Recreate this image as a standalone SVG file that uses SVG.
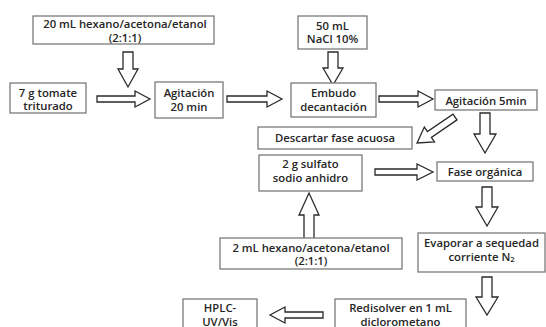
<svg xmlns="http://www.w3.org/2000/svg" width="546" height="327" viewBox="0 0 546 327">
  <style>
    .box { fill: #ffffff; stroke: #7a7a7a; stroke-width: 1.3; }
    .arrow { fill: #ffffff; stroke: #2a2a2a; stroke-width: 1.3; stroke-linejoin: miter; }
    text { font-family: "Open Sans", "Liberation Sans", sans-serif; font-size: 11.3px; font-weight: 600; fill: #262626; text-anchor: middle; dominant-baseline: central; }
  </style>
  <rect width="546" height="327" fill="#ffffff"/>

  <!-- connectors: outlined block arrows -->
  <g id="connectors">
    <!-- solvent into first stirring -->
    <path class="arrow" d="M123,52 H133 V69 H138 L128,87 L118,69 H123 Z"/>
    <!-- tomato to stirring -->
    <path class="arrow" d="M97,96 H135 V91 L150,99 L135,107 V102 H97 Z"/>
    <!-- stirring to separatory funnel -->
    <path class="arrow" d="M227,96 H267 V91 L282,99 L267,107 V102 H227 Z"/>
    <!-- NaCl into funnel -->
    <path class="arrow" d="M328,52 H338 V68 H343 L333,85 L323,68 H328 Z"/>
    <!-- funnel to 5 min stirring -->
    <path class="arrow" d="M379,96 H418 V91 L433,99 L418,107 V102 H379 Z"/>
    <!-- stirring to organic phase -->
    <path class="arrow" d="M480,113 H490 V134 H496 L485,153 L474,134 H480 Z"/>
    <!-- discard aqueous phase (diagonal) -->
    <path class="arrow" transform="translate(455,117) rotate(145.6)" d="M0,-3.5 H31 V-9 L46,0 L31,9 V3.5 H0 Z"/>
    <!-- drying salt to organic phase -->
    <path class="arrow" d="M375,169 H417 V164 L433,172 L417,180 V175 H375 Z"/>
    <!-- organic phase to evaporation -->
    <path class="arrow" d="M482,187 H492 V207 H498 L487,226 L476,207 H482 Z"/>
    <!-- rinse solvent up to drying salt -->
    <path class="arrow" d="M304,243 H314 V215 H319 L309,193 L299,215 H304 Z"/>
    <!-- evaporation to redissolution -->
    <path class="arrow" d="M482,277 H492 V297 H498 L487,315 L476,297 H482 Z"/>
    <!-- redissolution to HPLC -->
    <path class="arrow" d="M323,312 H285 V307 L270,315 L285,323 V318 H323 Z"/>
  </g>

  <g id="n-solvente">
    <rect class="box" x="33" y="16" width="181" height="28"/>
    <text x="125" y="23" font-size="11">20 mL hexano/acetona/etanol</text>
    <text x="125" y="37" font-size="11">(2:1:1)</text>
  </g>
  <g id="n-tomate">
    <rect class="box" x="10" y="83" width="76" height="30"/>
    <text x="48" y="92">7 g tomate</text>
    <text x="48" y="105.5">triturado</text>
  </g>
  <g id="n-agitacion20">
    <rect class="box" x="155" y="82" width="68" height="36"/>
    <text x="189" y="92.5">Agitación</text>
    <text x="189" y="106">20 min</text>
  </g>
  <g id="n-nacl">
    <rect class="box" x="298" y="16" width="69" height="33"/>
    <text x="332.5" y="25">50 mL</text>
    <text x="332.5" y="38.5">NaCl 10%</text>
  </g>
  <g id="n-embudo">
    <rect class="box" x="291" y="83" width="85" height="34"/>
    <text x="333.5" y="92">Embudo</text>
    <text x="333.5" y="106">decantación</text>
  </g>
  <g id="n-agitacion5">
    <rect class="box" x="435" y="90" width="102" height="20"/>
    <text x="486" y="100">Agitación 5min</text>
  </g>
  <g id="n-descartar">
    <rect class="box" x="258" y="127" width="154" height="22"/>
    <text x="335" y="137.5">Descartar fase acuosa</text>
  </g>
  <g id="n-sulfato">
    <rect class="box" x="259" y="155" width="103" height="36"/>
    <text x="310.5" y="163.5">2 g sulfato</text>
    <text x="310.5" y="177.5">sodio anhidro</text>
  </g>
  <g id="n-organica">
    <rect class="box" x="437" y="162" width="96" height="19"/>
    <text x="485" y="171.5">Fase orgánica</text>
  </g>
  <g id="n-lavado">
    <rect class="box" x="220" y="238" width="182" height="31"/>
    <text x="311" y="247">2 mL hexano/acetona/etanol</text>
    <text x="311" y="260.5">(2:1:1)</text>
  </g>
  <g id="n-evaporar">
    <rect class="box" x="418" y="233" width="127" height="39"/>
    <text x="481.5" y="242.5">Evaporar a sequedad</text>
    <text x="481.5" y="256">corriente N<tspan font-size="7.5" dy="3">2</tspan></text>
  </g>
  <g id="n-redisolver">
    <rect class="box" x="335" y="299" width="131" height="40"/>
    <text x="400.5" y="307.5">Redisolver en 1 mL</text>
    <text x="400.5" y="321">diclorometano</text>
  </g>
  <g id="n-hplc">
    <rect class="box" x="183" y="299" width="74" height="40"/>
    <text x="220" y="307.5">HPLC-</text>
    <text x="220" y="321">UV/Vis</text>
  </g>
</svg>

Set problem :: Skipping the pictures, transcribe each line above exactly as it appears.

Exercise result ::
Recreate this image as a standalone SVG file that uses SVG.
<svg xmlns="http://www.w3.org/2000/svg" width="546" height="327" viewBox="0 0 546 327">
  <style>
    .box { fill: #ffffff; stroke: #7a7a7a; stroke-width: 1.3; }
    .arrow { fill: #ffffff; stroke: #2a2a2a; stroke-width: 1.3; stroke-linejoin: miter; }
    text { font-family: "Open Sans", "Liberation Sans", sans-serif; font-size: 11.3px; font-weight: 600; fill: #262626; text-anchor: middle; dominant-baseline: central; }
  </style>
  <rect width="546" height="327" fill="#ffffff"/>

  <!-- connectors: outlined block arrows -->
  <g id="connectors">
    <!-- solvent into first stirring -->
    <path class="arrow" d="M123,52 H133 V69 H138 L128,87 L118,69 H123 Z"/>
    <!-- tomato to stirring -->
    <path class="arrow" d="M97,96 H135 V91 L150,99 L135,107 V102 H97 Z"/>
    <!-- stirring to separatory funnel -->
    <path class="arrow" d="M227,96 H267 V91 L282,99 L267,107 V102 H227 Z"/>
    <!-- NaCl into funnel -->
    <path class="arrow" d="M328,52 H338 V68 H343 L333,85 L323,68 H328 Z"/>
    <!-- funnel to 5 min stirring -->
    <path class="arrow" d="M379,96 H418 V91 L433,99 L418,107 V102 H379 Z"/>
    <!-- stirring to organic phase -->
    <path class="arrow" d="M480,113 H490 V134 H496 L485,153 L474,134 H480 Z"/>
    <!-- discard aqueous phase (diagonal) -->
    <path class="arrow" transform="translate(455,117) rotate(145.6)" d="M0,-3.5 H31 V-9 L46,0 L31,9 V3.5 H0 Z"/>
    <!-- drying salt to organic phase -->
    <path class="arrow" d="M375,169 H417 V164 L433,172 L417,180 V175 H375 Z"/>
    <!-- organic phase to evaporation -->
    <path class="arrow" d="M482,187 H492 V207 H498 L487,226 L476,207 H482 Z"/>
    <!-- rinse solvent up to drying salt -->
    <path class="arrow" d="M304,243 H314 V215 H319 L309,193 L299,215 H304 Z"/>
    <!-- evaporation to redissolution -->
    <path class="arrow" d="M482,277 H492 V297 H498 L487,315 L476,297 H482 Z"/>
    <!-- redissolution to HPLC -->
    <path class="arrow" d="M323,312 H285 V307 L270,315 L285,323 V318 H323 Z"/>
  </g>

  <g id="n-solvente">
    <rect class="box" x="33" y="16" width="181" height="28"/>
    <text x="125" y="23" font-size="11">20 mL hexano/acetona/etanol</text>
    <text x="125" y="37" font-size="11">(2:1:1)</text>
  </g>
  <g id="n-tomate">
    <rect class="box" x="10" y="83" width="76" height="30"/>
    <text x="48" y="92">7 g tomate</text>
    <text x="48" y="105.5">triturado</text>
  </g>
  <g id="n-agitacion20">
    <rect class="box" x="155" y="82" width="68" height="36"/>
    <text x="189" y="92.5">Agitación</text>
    <text x="189" y="106">20 min</text>
  </g>
  <g id="n-nacl">
    <rect class="box" x="298" y="16" width="69" height="33"/>
    <text x="332.5" y="25">50 mL</text>
    <text x="332.5" y="38.5">NaCl 10%</text>
  </g>
  <g id="n-embudo">
    <rect class="box" x="291" y="83" width="85" height="34"/>
    <text x="333.5" y="92">Embudo</text>
    <text x="333.5" y="106">decantación</text>
  </g>
  <g id="n-agitacion5">
    <rect class="box" x="435" y="90" width="102" height="20"/>
    <text x="486" y="100">Agitación 5min</text>
  </g>
  <g id="n-descartar">
    <rect class="box" x="258" y="127" width="154" height="22"/>
    <text x="335" y="137.5">Descartar fase acuosa</text>
  </g>
  <g id="n-sulfato">
    <rect class="box" x="259" y="155" width="103" height="36"/>
    <text x="310.5" y="163.5">2 g sulfato</text>
    <text x="310.5" y="177.5">sodio anhidro</text>
  </g>
  <g id="n-organica">
    <rect class="box" x="437" y="162" width="96" height="19"/>
    <text x="485" y="171.5">Fase orgánica</text>
  </g>
  <g id="n-lavado">
    <rect class="box" x="220" y="238" width="182" height="31"/>
    <text x="311" y="247">2 mL hexano/acetona/etanol</text>
    <text x="311" y="260.5">(2:1:1)</text>
  </g>
  <g id="n-evaporar">
    <rect class="box" x="418" y="233" width="127" height="39"/>
    <text x="481.5" y="242.5">Evaporar a sequedad</text>
    <text x="481.5" y="256">corriente N<tspan font-size="7.5" dy="3">2</tspan></text>
  </g>
  <g id="n-redisolver">
    <rect class="box" x="335" y="299" width="131" height="40"/>
    <text x="400.5" y="307.5">Redisolver en 1 mL</text>
    <text x="400.5" y="321">diclorometano</text>
  </g>
  <g id="n-hplc">
    <rect class="box" x="183" y="299" width="74" height="40"/>
    <text x="220" y="307.5">HPLC-</text>
    <text x="220" y="321">UV/Vis</text>
  </g>
</svg>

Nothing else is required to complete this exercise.